As Oxford Economics puts it (with our emphasis below):

— The failure of Silicon Valley Bank and other stresses in the global banking system have triggered a sharp repricing in financial markets, with stocks and bond yields sliding. Our baseline assumes a banking crisis will be averted. But some shift in market pricing is not surprising considering that a banking crisis — even if a tail risk — would have very serious consequences for growth.

— Historically, banking crises tend to hit output hard. Up-front effects can be substantial and lasting damage is also possible — some estimates of the cut to long-term GDP are in the range 5%-10%. Even crises focused on smaller banks can have a substantial negative impact.

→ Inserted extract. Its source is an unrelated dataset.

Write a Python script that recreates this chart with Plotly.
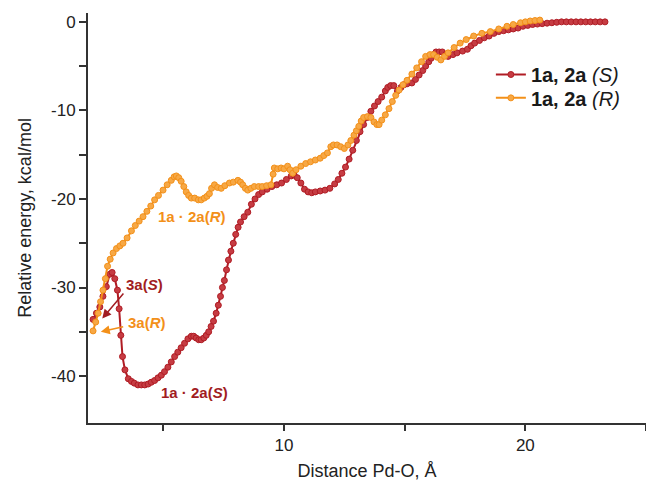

— The channels through which banking crises affect economies include: disruption to payments, negative wealth effects, damage to output in the financial sector, and sharply tighter credit conditions for the broader economy — bank share prices are a leading indicator of bank credit standards. Fiscal clean-up costs can also add to the burden via higher long-term interest rates. Our recent modelling captures these kinds of impacts.

A notable risk area is the effect on lending to commercial property. This can be an important channel even when a banking crisis is focused on smaller banks, such as in the US savings and loans crisis and the UK’s secondary banking crisis. CRE lending could be a problem area today, too, given the already-weak trends in the sector and its concentration in smaller US banks.